- Amirabad-e Yek Location within Iran
- Coordinates: 28°20′53″N 56°55′18″E﻿ / ﻿28.34806°N 56.92167°E
- Country: Iran
- Province: Kerman
- County: Arzuiyeh
- District: Soghan
- Rural District: Amirabad

Population (2016)
- • Total: 340
- Time zone: UTC+3:30 (IRST)

= Amirabad-e Yek =

Village in Kerman province, Iran

Amirabad-e Yek (1اميرآباد) (Note: Also romanized as Amīrābād-e Yek; also known as Amīrābād) is a village in, and the capital of, Amirabad Rural District of Soghan District, Arzuiyeh County, Kerman province, Iran.

==Demographics==
===Population===
At the time of the 2006 National Census, the village's population was 242 in 45 households, when it was in Soghan Rural District of the former Arzuiyeh District of Baft County.
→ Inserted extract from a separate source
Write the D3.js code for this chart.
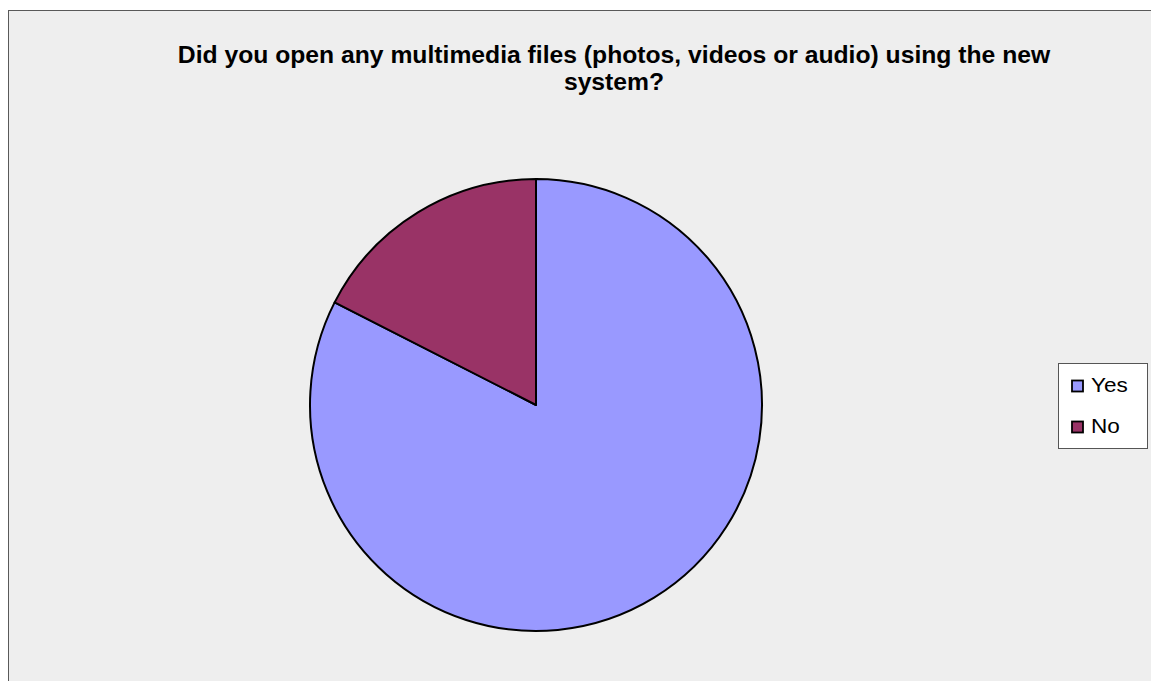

The following census in 2011 counted 171 people in 48 households, by which time the district had been separated from the county in the establishment of Arzuiyeh County. The rural district was transferred to the new Soghan District, and Amirabad-e Yek was transferred to Amirabad Rural District created in the district. The 2016 census measured the population of the village as 340 people in 104 households.